The greater the gap in velocity between a fastball and a changeup (holding movement constant), the greater the whiff rate. The smaller the gap (holding movement constant), the greater the ground ball rate on balls in play. Felix Hernandez and Zack Greinke have had good success in recent seasons with fastballs and changeups just a few ticks apart in average velocity. The optimal velo drop is different for everyone, and velo drop may not be the most crucial determinant of a changeup's effectiveness, anyway.

In this specific case, I'm looking at the pretty tepid movement on De Leon's change and thinking that he might do a bit better (since it would seem that his best asset with the pitch is the difficulty of picking it up, anyway) with a version that had a smaller velo drop but might induce weaker contact than the current form. It's a theory.

Thanks for the comment; it's an evolving topic.
mattyjames1
1/26
Yesterday's article kind of completely contradicts your theory.

Madduxing

First, Maddux was convinced no hitter could tell the speed of a pitch with any meaningful accuracy.
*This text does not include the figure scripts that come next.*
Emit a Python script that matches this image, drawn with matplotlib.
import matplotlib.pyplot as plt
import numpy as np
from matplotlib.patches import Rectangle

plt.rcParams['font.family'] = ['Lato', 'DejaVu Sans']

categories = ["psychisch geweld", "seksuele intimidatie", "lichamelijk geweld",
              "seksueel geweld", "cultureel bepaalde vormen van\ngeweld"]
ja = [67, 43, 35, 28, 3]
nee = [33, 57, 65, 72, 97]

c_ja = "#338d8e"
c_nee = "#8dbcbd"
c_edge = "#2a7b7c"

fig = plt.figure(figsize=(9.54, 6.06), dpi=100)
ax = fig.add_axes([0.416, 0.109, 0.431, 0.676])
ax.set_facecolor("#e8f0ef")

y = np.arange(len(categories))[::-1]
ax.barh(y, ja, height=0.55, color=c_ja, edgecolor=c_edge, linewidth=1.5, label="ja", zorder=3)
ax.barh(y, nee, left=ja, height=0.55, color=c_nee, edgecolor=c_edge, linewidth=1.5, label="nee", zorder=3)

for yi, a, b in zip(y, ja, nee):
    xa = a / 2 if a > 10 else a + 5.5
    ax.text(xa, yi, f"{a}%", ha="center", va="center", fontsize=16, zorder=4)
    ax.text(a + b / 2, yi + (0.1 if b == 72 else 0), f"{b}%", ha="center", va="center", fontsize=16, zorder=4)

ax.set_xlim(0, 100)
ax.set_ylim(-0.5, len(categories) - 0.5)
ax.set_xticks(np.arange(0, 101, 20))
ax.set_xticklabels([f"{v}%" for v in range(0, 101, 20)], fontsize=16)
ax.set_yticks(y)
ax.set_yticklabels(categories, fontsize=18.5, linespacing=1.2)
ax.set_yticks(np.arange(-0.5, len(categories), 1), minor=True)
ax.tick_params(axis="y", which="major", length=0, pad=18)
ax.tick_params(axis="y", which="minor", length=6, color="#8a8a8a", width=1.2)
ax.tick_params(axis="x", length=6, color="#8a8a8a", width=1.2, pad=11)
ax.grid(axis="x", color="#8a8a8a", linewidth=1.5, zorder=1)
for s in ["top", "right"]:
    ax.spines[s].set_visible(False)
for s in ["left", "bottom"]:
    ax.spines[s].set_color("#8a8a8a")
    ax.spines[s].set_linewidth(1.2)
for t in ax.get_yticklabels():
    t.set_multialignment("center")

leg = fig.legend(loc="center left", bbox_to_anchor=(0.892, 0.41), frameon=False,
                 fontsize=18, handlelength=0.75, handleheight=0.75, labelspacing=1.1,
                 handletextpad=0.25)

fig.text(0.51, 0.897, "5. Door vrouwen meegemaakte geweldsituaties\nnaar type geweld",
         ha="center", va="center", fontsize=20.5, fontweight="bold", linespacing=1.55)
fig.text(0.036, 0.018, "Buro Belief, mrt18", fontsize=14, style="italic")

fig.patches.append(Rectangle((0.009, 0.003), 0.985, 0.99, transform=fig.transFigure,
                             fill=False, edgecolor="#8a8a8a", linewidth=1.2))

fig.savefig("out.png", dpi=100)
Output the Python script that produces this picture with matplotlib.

To demonstrate, he pointed at a road a quarter-mile away and said it was impossible to tell if a car was going 55, 65 or 75 mph unless there was another car nearby to offer a point of reference.

“You just can’t do it,” he said. Sometimes hitters can pick up differences in spin. They can identify pitches if there are different releases points or if a curveball starts with an upward hump as it leaves the pitcher’s hand. But if a pitcher can change speeds, every hitter is helpless, limited by human vision.

“Except,” Maddux said, “for that [expletive] Tony Gwynn.”
matrueblood
1/27
My first rebuttal to that is that while Maddux was right about tunneling on a general level, I don't believe (and have never believed, going back several years to when I first heard that quote) that he was right about this specifically. Indeed, while we're still not ready to make definitive claims in this area, I suspect we'll eventually find that minimizing velocity differential at the tunnel point *is* a valuable (though not always necessary) skill.

My second rebuttal is that I don't think my theory of De Leon's struggles centers as much on the velocity gap alone as you might have taken it to. (Obviously, to whatever extent that's true, it's no one's fault but mine.) Rather, it's mostly about having a big velocity differential *without* big movement, and especially without big post-tunnel movement. Without exceptional movement, the pitch relies more on deception, and a big velocity differential is an impediment to that deception.